#### [EXERCISE DETAILS]
For the entries below, copy exactly the line that contains "Generate a web" through the line that contains "const project = (p, d)", both ends included, and exclude all pictures.

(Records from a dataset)
◆ ◆ ◆ ◆ ◆

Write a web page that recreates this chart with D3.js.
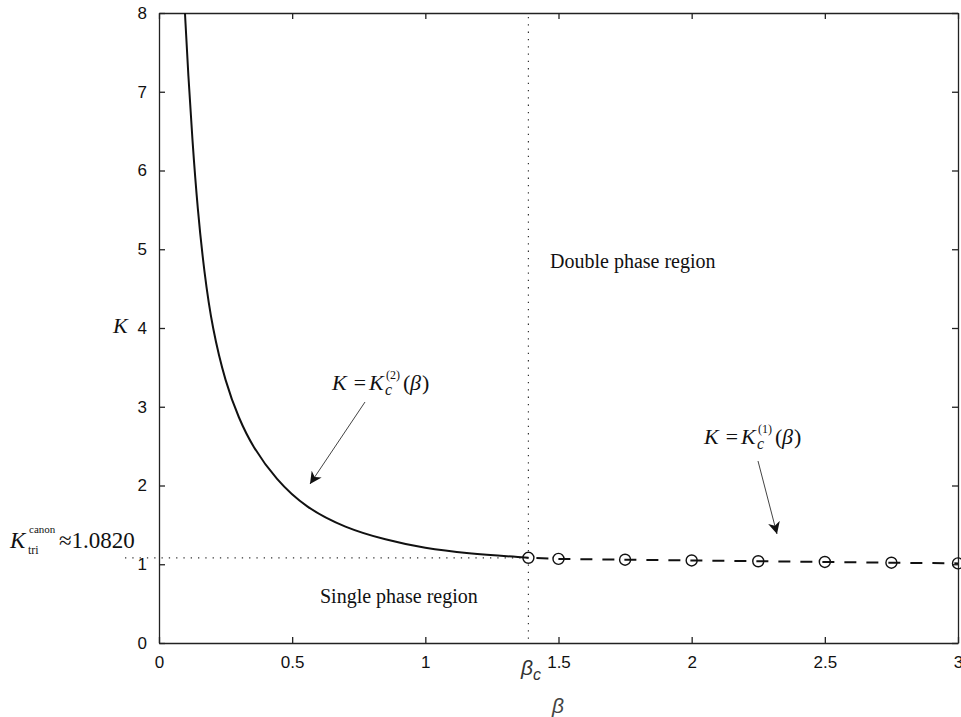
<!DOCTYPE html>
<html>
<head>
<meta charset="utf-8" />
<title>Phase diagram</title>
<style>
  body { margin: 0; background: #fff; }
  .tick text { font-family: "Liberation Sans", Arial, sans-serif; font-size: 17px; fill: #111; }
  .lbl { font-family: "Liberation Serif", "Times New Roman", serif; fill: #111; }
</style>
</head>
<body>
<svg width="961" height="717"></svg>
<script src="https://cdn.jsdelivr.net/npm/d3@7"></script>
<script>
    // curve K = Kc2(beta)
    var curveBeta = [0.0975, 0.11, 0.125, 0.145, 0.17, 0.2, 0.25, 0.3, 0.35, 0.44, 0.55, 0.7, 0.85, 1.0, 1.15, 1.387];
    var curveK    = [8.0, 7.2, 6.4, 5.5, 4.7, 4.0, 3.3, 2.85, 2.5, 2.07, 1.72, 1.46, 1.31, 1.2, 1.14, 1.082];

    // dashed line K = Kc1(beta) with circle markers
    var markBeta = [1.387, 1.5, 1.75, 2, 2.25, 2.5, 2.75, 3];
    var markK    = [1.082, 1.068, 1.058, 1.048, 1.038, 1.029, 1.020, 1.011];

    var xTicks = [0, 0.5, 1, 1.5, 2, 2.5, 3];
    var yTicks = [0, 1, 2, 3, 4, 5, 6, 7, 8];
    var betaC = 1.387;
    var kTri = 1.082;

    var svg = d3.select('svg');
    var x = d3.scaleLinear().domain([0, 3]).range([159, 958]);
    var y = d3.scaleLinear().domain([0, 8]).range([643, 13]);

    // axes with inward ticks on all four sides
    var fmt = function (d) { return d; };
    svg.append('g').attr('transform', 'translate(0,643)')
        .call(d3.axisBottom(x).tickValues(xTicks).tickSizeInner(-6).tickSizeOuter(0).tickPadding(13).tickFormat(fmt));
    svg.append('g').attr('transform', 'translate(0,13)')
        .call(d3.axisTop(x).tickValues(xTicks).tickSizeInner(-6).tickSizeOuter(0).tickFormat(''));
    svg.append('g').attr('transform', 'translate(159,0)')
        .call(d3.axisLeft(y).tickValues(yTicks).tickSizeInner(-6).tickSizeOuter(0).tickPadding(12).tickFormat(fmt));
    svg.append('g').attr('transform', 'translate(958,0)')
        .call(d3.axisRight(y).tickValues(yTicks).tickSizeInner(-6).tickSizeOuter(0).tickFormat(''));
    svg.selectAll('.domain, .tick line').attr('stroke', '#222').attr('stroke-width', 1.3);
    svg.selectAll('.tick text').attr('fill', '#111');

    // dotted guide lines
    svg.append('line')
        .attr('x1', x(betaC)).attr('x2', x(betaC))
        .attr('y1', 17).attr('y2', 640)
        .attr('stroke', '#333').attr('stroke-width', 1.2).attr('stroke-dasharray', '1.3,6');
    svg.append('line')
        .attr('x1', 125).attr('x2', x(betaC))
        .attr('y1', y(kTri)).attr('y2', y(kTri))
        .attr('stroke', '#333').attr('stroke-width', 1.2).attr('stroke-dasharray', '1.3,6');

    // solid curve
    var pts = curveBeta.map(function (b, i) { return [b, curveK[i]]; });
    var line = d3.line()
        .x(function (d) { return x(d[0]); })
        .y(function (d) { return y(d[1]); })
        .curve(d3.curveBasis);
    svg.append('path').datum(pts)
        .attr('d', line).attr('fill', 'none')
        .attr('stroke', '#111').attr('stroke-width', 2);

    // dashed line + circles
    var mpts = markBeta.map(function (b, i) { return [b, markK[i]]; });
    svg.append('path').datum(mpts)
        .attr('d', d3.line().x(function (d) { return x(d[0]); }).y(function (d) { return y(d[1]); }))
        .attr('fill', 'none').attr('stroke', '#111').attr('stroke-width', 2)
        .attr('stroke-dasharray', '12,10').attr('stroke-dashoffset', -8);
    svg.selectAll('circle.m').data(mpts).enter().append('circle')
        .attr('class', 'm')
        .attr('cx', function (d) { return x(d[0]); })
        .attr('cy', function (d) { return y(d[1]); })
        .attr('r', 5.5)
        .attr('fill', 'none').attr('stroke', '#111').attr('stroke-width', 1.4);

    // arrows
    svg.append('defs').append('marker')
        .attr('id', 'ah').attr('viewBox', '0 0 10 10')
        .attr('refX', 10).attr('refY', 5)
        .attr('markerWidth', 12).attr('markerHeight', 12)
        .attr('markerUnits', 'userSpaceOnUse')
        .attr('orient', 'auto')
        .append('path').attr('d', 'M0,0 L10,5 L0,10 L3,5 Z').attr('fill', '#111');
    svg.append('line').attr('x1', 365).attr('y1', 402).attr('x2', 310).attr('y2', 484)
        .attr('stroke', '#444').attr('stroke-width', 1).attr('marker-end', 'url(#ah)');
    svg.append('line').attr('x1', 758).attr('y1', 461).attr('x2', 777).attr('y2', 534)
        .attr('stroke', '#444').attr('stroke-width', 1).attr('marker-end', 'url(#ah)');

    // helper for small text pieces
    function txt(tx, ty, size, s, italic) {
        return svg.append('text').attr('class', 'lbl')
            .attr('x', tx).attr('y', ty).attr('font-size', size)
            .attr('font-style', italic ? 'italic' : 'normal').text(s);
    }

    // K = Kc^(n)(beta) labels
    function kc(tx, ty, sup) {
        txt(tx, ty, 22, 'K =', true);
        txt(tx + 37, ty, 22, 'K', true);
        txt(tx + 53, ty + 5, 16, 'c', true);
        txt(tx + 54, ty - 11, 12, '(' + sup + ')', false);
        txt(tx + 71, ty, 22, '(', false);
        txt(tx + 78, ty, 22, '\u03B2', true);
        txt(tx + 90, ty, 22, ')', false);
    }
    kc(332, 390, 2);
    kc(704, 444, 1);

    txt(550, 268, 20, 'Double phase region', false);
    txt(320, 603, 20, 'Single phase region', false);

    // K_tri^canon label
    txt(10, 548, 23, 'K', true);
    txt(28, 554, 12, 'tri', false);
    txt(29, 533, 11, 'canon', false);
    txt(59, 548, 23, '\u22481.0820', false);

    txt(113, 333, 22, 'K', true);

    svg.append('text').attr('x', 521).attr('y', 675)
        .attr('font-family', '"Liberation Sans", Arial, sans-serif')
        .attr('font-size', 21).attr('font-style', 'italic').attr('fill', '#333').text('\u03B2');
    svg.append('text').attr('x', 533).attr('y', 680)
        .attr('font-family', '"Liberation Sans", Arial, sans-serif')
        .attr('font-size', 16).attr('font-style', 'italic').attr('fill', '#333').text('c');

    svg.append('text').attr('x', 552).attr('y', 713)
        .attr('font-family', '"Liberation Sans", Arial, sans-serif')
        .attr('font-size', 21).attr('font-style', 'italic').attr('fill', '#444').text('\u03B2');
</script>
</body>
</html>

◆ ◆ ◆ ◆ ◆

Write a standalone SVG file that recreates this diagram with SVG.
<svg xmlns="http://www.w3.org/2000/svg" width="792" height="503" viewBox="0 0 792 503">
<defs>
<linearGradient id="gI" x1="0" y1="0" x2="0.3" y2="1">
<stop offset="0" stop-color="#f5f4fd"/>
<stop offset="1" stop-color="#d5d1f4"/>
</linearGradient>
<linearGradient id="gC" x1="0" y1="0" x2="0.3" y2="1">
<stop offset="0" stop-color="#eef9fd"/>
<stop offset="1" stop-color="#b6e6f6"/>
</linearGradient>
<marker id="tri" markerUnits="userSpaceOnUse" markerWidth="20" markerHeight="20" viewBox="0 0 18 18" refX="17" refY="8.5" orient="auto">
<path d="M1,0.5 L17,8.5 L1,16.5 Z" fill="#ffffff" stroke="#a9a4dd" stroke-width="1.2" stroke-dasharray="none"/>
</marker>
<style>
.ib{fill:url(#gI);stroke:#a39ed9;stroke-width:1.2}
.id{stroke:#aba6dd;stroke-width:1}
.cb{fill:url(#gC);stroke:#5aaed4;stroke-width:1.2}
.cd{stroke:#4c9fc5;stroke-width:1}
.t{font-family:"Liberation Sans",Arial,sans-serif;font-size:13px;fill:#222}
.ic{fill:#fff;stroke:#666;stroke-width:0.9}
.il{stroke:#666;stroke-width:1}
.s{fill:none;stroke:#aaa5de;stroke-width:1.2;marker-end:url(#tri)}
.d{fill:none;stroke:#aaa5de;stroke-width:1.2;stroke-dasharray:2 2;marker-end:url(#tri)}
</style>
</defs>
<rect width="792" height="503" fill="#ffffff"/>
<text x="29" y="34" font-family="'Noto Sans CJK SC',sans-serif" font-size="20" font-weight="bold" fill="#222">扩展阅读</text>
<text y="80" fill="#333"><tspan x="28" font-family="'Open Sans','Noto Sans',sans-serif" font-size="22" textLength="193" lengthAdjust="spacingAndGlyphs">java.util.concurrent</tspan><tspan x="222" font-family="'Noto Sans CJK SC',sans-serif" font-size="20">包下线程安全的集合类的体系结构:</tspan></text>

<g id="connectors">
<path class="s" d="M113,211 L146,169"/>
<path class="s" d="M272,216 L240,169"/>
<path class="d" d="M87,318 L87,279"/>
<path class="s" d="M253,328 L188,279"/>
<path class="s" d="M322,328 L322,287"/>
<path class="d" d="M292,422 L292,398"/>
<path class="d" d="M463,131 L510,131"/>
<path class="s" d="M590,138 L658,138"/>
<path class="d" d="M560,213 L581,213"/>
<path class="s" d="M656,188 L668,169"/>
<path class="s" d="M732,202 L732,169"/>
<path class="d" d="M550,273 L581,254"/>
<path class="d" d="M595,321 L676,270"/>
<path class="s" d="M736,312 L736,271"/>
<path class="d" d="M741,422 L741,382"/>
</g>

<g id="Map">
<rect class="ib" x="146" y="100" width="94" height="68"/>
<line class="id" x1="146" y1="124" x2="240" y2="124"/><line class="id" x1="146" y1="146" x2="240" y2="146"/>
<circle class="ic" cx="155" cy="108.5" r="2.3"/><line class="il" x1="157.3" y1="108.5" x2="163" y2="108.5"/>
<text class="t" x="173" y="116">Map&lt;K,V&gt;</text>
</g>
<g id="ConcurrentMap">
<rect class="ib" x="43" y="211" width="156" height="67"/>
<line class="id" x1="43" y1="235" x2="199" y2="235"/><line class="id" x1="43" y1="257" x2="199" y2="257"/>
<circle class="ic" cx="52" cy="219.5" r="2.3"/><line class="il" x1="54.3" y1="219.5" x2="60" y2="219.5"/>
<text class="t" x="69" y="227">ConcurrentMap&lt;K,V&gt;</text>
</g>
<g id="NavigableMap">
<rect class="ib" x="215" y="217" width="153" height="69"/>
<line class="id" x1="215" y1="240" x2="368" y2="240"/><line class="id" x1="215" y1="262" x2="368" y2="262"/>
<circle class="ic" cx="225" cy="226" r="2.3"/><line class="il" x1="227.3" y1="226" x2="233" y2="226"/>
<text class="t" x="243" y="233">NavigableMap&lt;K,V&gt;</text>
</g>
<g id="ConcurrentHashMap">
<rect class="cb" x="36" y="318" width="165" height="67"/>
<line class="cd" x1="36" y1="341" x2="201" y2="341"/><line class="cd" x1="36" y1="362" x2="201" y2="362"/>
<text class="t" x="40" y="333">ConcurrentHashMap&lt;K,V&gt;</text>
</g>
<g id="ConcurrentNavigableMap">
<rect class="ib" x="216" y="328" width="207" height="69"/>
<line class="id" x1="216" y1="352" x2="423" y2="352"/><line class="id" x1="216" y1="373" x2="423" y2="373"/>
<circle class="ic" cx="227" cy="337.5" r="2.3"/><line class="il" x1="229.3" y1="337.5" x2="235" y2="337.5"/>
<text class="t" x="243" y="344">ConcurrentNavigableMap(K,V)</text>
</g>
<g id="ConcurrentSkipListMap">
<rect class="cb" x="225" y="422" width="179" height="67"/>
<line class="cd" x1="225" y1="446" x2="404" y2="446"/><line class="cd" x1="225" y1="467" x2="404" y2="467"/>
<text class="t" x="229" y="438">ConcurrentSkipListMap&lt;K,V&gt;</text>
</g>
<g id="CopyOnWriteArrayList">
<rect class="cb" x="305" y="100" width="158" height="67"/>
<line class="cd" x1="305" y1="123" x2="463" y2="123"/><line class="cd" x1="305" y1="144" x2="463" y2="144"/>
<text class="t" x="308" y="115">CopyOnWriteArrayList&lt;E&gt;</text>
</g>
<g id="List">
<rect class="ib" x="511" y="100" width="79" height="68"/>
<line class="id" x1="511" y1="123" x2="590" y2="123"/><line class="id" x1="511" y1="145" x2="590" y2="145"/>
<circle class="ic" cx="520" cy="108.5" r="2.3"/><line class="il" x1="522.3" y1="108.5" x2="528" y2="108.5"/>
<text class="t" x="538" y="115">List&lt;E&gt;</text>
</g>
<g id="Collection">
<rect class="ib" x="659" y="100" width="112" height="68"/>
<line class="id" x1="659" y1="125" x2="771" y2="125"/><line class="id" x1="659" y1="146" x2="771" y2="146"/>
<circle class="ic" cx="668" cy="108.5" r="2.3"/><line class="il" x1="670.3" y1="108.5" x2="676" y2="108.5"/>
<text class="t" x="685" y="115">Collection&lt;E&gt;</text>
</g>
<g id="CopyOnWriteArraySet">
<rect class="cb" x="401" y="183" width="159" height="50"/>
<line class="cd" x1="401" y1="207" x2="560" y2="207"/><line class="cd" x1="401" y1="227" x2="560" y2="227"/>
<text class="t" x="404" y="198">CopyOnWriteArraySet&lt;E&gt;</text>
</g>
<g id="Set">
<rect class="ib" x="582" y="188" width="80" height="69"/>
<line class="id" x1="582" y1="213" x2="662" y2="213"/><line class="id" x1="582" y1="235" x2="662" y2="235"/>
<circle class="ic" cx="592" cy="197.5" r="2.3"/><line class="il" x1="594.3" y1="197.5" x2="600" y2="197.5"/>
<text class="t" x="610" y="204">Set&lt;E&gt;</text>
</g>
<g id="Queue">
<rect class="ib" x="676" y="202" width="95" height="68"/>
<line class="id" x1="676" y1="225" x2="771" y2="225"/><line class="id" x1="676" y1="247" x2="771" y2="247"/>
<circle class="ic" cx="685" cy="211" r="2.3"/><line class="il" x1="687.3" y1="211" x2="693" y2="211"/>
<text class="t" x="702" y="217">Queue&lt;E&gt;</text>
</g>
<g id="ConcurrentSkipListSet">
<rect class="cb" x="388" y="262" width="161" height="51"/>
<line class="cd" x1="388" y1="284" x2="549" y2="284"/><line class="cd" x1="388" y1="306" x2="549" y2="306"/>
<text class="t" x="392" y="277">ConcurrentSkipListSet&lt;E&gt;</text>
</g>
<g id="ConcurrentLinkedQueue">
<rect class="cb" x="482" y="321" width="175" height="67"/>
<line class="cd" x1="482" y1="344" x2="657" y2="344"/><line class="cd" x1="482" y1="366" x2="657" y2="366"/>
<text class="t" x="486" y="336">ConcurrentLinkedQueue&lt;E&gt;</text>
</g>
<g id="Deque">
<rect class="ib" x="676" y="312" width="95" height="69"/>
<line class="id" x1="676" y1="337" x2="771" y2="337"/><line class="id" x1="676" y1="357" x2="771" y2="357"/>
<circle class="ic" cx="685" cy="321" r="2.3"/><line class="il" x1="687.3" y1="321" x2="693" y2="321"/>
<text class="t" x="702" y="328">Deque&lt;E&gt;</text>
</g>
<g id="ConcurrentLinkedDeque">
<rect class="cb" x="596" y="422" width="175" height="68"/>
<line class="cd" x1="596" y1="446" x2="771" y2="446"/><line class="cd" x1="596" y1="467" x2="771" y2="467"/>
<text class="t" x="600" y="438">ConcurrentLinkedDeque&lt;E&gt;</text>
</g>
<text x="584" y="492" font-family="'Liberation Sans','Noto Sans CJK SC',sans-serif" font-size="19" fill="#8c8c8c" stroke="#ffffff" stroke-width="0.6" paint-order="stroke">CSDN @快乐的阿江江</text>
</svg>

◆ ◆ ◆ ◆ ◆

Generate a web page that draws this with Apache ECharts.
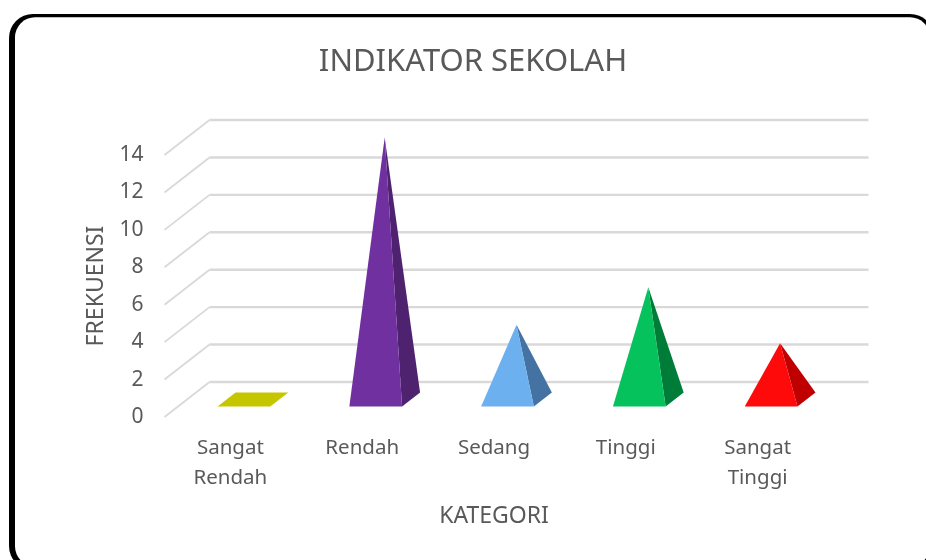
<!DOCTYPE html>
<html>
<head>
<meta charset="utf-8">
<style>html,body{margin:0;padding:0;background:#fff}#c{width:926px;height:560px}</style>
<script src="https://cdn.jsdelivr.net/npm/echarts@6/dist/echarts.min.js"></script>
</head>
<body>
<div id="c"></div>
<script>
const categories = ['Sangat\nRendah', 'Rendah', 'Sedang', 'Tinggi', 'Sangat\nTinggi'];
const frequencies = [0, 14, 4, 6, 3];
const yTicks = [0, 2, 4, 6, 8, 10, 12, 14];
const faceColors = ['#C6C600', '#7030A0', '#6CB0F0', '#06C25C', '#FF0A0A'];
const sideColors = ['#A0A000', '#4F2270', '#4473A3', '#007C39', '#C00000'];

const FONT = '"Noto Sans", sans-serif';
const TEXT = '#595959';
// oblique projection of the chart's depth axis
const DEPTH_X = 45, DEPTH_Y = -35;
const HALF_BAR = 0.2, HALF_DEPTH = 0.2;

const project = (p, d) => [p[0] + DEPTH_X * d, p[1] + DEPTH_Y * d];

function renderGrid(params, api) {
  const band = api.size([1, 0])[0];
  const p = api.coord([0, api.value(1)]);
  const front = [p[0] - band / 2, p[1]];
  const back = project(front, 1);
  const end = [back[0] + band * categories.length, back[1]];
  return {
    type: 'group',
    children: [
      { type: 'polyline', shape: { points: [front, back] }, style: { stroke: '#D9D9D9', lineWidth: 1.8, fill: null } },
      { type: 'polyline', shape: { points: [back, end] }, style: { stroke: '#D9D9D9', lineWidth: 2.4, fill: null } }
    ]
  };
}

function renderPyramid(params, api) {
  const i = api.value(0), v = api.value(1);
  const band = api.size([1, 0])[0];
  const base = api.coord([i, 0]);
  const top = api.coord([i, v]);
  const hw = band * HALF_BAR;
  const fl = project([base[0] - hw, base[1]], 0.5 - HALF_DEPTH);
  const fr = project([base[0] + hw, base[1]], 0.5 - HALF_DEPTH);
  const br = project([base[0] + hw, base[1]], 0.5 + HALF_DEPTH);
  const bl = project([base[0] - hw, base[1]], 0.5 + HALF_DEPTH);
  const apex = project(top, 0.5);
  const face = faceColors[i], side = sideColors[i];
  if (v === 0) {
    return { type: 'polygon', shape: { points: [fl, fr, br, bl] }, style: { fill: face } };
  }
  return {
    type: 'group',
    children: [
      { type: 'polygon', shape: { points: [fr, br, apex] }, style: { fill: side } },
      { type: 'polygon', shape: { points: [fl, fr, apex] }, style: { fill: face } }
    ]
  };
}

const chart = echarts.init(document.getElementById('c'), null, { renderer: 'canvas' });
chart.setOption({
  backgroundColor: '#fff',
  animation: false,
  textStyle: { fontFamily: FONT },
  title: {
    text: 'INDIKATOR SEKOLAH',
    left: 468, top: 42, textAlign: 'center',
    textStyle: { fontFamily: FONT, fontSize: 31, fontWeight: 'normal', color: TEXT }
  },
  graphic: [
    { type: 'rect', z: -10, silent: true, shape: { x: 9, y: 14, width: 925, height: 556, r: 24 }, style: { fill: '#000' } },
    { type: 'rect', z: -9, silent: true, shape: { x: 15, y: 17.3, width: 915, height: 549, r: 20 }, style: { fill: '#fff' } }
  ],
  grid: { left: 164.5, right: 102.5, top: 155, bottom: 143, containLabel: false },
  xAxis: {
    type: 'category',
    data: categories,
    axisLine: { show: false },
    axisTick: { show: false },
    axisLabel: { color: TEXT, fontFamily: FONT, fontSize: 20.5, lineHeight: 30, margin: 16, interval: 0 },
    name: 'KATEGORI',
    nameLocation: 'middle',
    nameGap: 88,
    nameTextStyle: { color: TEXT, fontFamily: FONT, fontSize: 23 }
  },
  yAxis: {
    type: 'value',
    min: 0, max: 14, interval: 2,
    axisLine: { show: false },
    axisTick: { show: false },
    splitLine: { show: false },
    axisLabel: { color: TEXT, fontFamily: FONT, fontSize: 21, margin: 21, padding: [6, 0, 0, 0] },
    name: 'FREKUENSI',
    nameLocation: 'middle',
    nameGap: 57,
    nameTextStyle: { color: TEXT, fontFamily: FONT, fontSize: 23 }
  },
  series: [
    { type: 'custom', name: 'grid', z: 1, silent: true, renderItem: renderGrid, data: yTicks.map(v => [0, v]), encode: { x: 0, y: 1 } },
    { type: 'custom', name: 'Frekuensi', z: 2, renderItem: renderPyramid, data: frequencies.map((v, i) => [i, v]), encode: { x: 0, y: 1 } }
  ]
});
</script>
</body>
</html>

◆ ◆ ◆ ◆ ◆

#### [SOLUTION BELOW]
Generate a web page that draws this with Apache ECharts.
<!DOCTYPE html>
<html>
<head>
<meta charset="utf-8">
<style>html,body{margin:0;padding:0;background:#fff}#c{width:926px;height:560px}</style>
<script src="https://cdn.jsdelivr.net/npm/echarts@6/dist/echarts.min.js"></script>
</head>
<body>
<div id="c"></div>
<script>
const categories = ['Sangat\nRendah', 'Rendah', 'Sedang', 'Tinggi', 'Sangat\nTinggi'];
const frequencies = [0, 14, 4, 6, 3];
const yTicks = [0, 2, 4, 6, 8, 10, 12, 14];
const faceColors = ['#C6C600', '#7030A0', '#6CB0F0', '#06C25C', '#FF0A0A'];
const sideColors = ['#A0A000', '#4F2270', '#4473A3', '#007C39', '#C00000'];

const FONT = '"Noto Sans", sans-serif';
const TEXT = '#595959';
// oblique projection of the chart's depth axis
const DEPTH_X = 45, DEPTH_Y = -35;
const HALF_BAR = 0.2, HALF_DEPTH = 0.2;

const project = (p, d) => [p[0] + DEPTH_X * d, p[1] + DEPTH_Y * d];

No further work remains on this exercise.